Exercise goal: Retype these lines and no others: the line holding "Rebuild this chart", the line holding "from bokeh.resources import INLINE", and all lines between them. Pictures stay out.

[Saved entries]
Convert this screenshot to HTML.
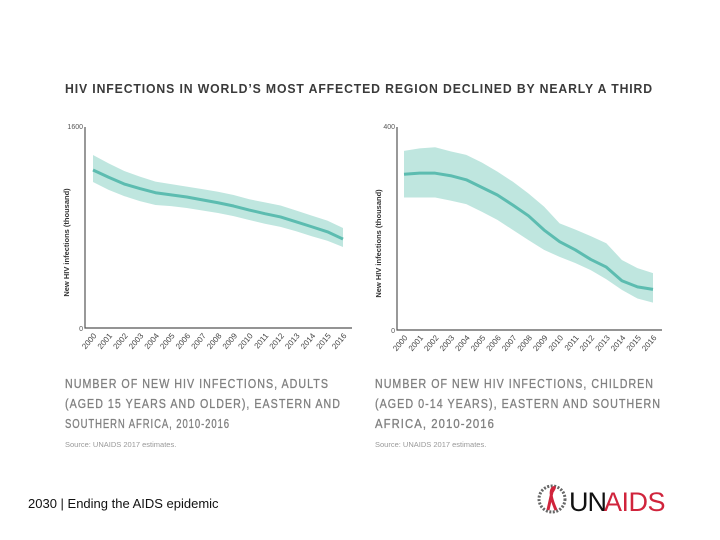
<!DOCTYPE html>
<html><head><meta charset="utf-8"><style>
body{margin:0;background:#fff;}
svg{display:block;font-family:"Liberation Sans",sans-serif;}
</style></head><body>
<svg id="chart" width="720" height="540" viewBox="0 0 720 540">
<text x="359" y="93" text-anchor="middle" font-size="12.5" font-weight="bold" fill="#3a3a3a" letter-spacing="0.9" textLength="588" lengthAdjust="spacingAndGlyphs">HIV INFECTIONS IN WORLD’S MOST AFFECTED REGION DECLINED BY NEARLY A THIRD</text>
<g id="left"></g>
<g id="right"></g>
<g fill="#808080" font-size="12.5" letter-spacing="1.2" stroke="#808080" stroke-width="0.3">
<text x="65" y="388" textLength="264" lengthAdjust="spacingAndGlyphs">NUMBER OF NEW HIV INFECTIONS, ADULTS</text>
<text x="65" y="408" textLength="276" lengthAdjust="spacingAndGlyphs">(AGED 15 YEARS AND OLDER), EASTERN AND</text>
<text x="65" y="428" textLength="165" lengthAdjust="spacingAndGlyphs">SOUTHERN AFRICA, 2010-2016</text>
<text x="375" y="388" textLength="279" lengthAdjust="spacingAndGlyphs">NUMBER OF NEW HIV INFECTIONS, CHILDREN</text>
<text x="375" y="408" textLength="286" lengthAdjust="spacingAndGlyphs">(AGED 0-14 YEARS), EASTERN AND SOUTHERN</text>
<text x="375" y="428" textLength="120" lengthAdjust="spacingAndGlyphs">AFRICA, 2010-2016</text>
</g>
<text x="65" y="447" font-size="7.5" fill="#999">Source: UNAIDS 2017 estimates.</text>
<text x="375" y="447" font-size="7.5" fill="#999">Source: UNAIDS 2017 estimates.</text>
<text x="28" y="508" font-size="13" fill="#111">2030 | Ending the AIDS epidemic</text>
<g>
<circle cx="552" cy="499" r="13" fill="none" stroke="#666" stroke-width="3" stroke-dasharray="2 1.5"/>
<path d="M548 510 L552 492 Q556 486 553 488 Q548 492 556 510" fill="none" stroke="#d0243c" stroke-width="3"/>
<text x="569" y="511" font-size="27" fill="#111" letter-spacing="-1">UN</text>
<text x="604" y="511" font-size="27" fill="#d0243c" letter-spacing="-0.5">AIDS</text>
</g>
</svg>
<script>
const years=["2000","2001","2002","2003","2004","2005","2006","2007","2008","2009","2010","2011","2012","2013","2014","2015","2016"];
const adultsCentral=[1258,1200,1146,1110,1077,1060,1043,1020,997,971,939,910,884,845,806,766,708];
const adultsUpper=[1377,1310,1250,1205,1165,1145,1125,1105,1085,1059,1025,1000,975,935,895,855,796];
const adultsLower=[1162,1100,1050,1010,979,970,955,935,915,891,860,830,805,770,730,695,645];
const adultsTicks=["0","1600"];
const childCentral=[307,309,309,304,296,281,266,246,225,197,174,158,139,124,97,85,80];
const childUpper=[353,358,360,352,345,330,312,292,269,243,210,198,185,171,138,122,112];
const childLower=[261,261,261,255,248,233,217,197,177,158,144,132,118,100,79,62,54];
const childTicks=["0","400"];
const NS="http://www.w3.org/2000/svg";
function mk(p,t,a){const e=document.createElementNS(NS,t);for(const k in a)e.setAttribute(k,a[k]);p.appendChild(e);return e;}
function draw(g,o,central,upper,lower,ticks,maxV){
  const xs=i=>o.x0+(o.x1-o.x0)*i/(years.length-1);
  const ys=v=>o.yb-(o.yb-o.yt)*v/maxV;
  let d="M"+upper.map((v,i)=>xs(i)+","+ys(v)).join(" L")+" L"+lower.map((v,i)=>xs(i)+","+ys(v)).reverse().join(" L")+"Z";
  const band=mk(g,"path",{d:d,fill:"#bfe6df"});
  
  
  const line=mk(g,"polyline",{points:central.map((v,i)=>xs(i)+","+ys(v)).join(" "),fill:"none",stroke:"#5cbcb0","stroke-width":3,"stroke-linejoin":"round"});
  
  
  const ax=mk(g,"path",{d:`M${o.ax},${o.yt} V${o.yb} H${o.x1+9}`,fill:"none",stroke:"#555","stroke-width":1.2});
  
  
  [0,maxV].forEach((v,i)=>{
    const t=mk(g,"text",{x:o.ax-2,y:ys(v)+(i?2:3),"text-anchor":"end","font-size":7,fill:"#555"});
    t.textContent=ticks[i];
    
    
  });
  const yt=mk(g,"text",{transform:`translate(${o.ax-16},${(o.yt+o.yb)/2+15}) rotate(-90)`,"text-anchor":"middle","font-size":7.5,"font-weight":"bold",fill:"#333"});
  yt.textContent="New HIV infections (thousand)";
  
  
  years.forEach((y,i)=>{
    const t=mk(g,"text",{transform:`translate(${xs(i)+4},${o.yb+8}) rotate(-50)`,"text-anchor":"end","font-size":8,fill:"#444"});
    t.textContent=y;
    
    
  });
}
draw(document.getElementById("left"),{ax:85,x0:93,x1:343,yt:127,yb:328},adultsCentral,adultsUpper,adultsLower,adultsTicks,1600);
draw(document.getElementById("right"),{ax:397,x0:404,x1:653,yt:127,yb:330},childCentral,childUpper,childLower,childTicks,400);
</script>
</body></html>
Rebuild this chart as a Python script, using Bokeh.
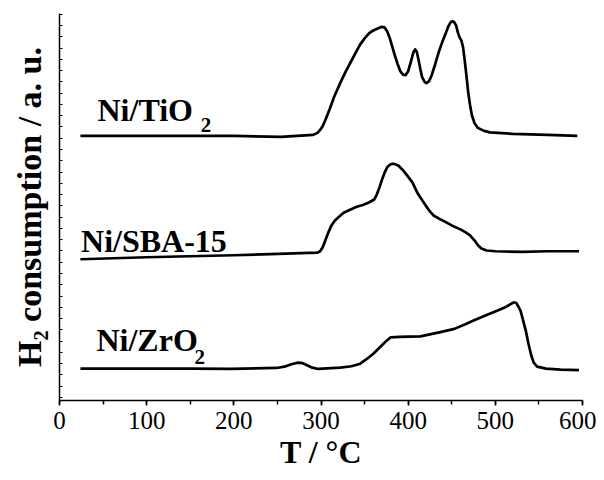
from bokeh.plotting import figure
from bokeh.models import Range1d, SingleIntervalTicker, FixedTicker
from bokeh.core.properties import value
from bokeh.embed import file_html
from bokeh.resources import INLINE

# ---- data (arbitrary units) ----
tio2_T = [24, 100, 200, 254, 291, 296, 299, 302, 305, 310, 315, 322, 328, 334, 340,
          345, 350, 355, 360, 365, 369, 373, 376, 379, 382, 385, 388, 391, 394, 397,
          400, 403, 406, 408, 410, 412, 414, 416, 419, 421, 424, 427, 431, 435, 439,
          443, 446, 449, 451, 453, 455, 457, 459, 461, 463, 465, 467, 469, 471, 473,
          476, 480, 487, 494, 520, 560, 594]
tio2_y = [266, 266, 266, 265, 267, 269, 272, 276, 282, 293, 305, 319, 330, 340, 350,
          358, 364, 369, 372, 374, 375.5, 375, 371, 364, 355, 346, 338, 331, 327.5, 327,
          331, 340, 350, 353, 350, 342, 333, 325, 320, 319, 321, 327, 338, 350, 360,
          369, 376, 380.5, 381.3, 380, 377, 370, 365, 362, 355, 341, 325, 309, 297, 287,
          279, 274, 271, 269.5, 268, 267, 266]

sba_T = [24, 100, 200, 296, 299, 302, 305, 308, 312, 316, 321, 326, 334, 341, 348,
         355, 361, 364, 367, 370, 373, 376, 379, 382, 385, 389, 394, 399, 405, 411,
         418, 424, 429, 435, 441, 450, 460, 466, 471, 476, 480, 484, 490, 500, 531,
         560, 596]
sba_y = [142, 144, 146, 148.6, 150, 154, 161, 168, 176, 181, 185, 188.7, 192, 194.7, 196.5,
         199, 202, 207, 214, 222, 229, 234.5, 237, 238, 237.6, 236, 231.5, 226, 219, 208,
         198.7, 191, 186, 183, 180.3, 176, 172, 169, 166, 161, 156, 152.7, 150.8, 150, 149.3,
         150, 150]

zro2_T = [24, 150, 197, 249, 258, 266, 273, 279, 284, 290, 297, 322, 335, 345, 353,
          360, 367, 374, 380, 390, 414, 437, 453, 465, 475, 490, 502, 512, 521, 524,
          526, 529, 532, 535, 538, 541, 544, 548, 558, 575, 596]
zro2_y = [32, 32, 31.7, 32.7, 34, 36.5, 38, 37.5, 35.5, 33, 31.7, 33, 34.4, 37, 42,
          47, 53, 59, 63.5, 64, 64.5, 68.7, 72, 76.5, 80.3, 86, 90.3, 94, 98.7, 98,
          95, 90, 80, 70, 57, 46, 38, 34, 32, 31, 30.5]

label_text = ["Ni/TiO", "Ni/SBA-15", "Ni/ZrO"]
label_x = [43.6, 24.7, 42.4]
label_y = [292, 160, 61]
sub_text = ["2", "2"]
sub_x = [162, 155]
sub_y = [277, 44]

x_ticks_interval = 100
FONT = "Liberation Serif"

p = figure(width=596, height=472, output_backend="svg", toolbar_location=None,
           x_range=Range1d(0, 600), y_range=Range1d(0, 389),
           min_border_left=59, min_border_right=14, min_border_top=13,
           min_border_bottom=70)
p.outline_line_color = None
p.xgrid.visible = False
p.ygrid.visible = False

for T, y in [(tio2_T, tio2_y), (sba_T, sba_y), (zro2_T, zro2_y)]:
    p.line(T, y, line_color="black", line_width=2.7, line_join="round")

p.text(x=label_x, y=label_y, text=label_text, text_font=value(FONT),
       text_font_style="bold", text_font_size="32px", text_baseline="alphabetic",
       text_align="left", text_color="black")
p.text(x=sub_x, y=sub_y, text=sub_text, text_font=value(FONT),
       text_font_style="bold", text_font_size="21px", text_baseline="alphabetic",
       text_align="left", text_color="black")

xa = p.xaxis[0]
xa.ticker = SingleIntervalTicker(interval=x_ticks_interval, num_minor_ticks=2)
xa.major_tick_out = 5
xa.major_tick_in = 0
xa.minor_tick_out = 4
xa.minor_tick_in = 0
xa.axis_line_width = 1.5
xa.axis_line_color = "black"
xa.major_tick_line_width = 1.5
xa.minor_tick_line_width = 1.5
xa.major_tick_line_color = "black"
xa.minor_tick_line_color = "black"
xa.major_label_text_font = FONT
xa.major_label_text_font_size = "25px"
xa.major_label_text_color = "black"
xa.major_label_standoff = 6
xa.axis_label = "T / °C"
xa.axis_label_text_font = FONT
xa.axis_label_text_font_style = "bold"
xa.axis_label_text_font_size = "32px"
xa.axis_label_text_color = "black"
xa.axis_label_standoff = 2

ya = p.yaxis[0]
ya.ticker = FixedTicker(ticks=[], minor_ticks=[3 + 11.33 * k for k in range(35)])
ya.major_tick_out = 0
ya.major_tick_in = 0
ya.minor_tick_out = 0
ya.minor_tick_in = 3
ya.minor_tick_line_color = "black"
ya.axis_line_width = 1.5
ya.axis_line_color = "black"
ya.major_label_standoff = 0
ya.axis_label = "H₂ consumption / a. u."
ya.axis_label_text_font = FONT
ya.axis_label_text_font_style = "bold"
ya.axis_label_text_font_size = "34px"
ya.axis_label_text_color = "black"
ya.axis_label_standoff = 12

open("out.html", "w").write(file_html(p, INLINE))
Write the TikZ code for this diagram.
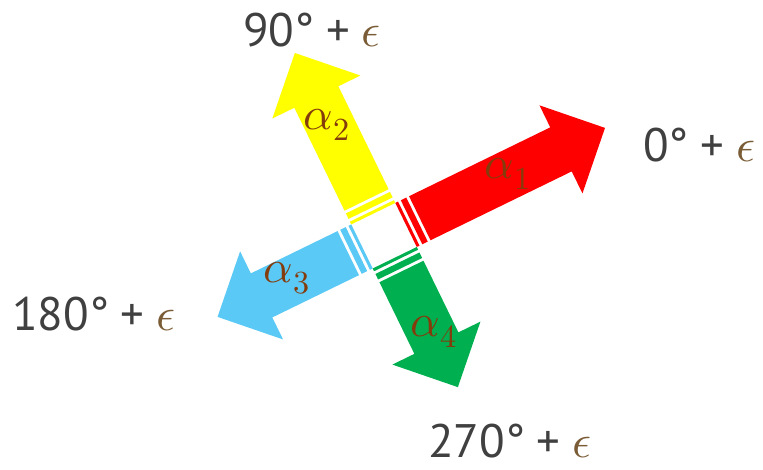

Result for this exercise:
Rebuild this chart as a Python script, using Bokeh.
from bokeh.plotting import figure
from bokeh.models import Range1d, SingleIntervalTicker, FixedTicker
from bokeh.core.properties import value
from bokeh.embed import file_html
from bokeh.resources import INLINE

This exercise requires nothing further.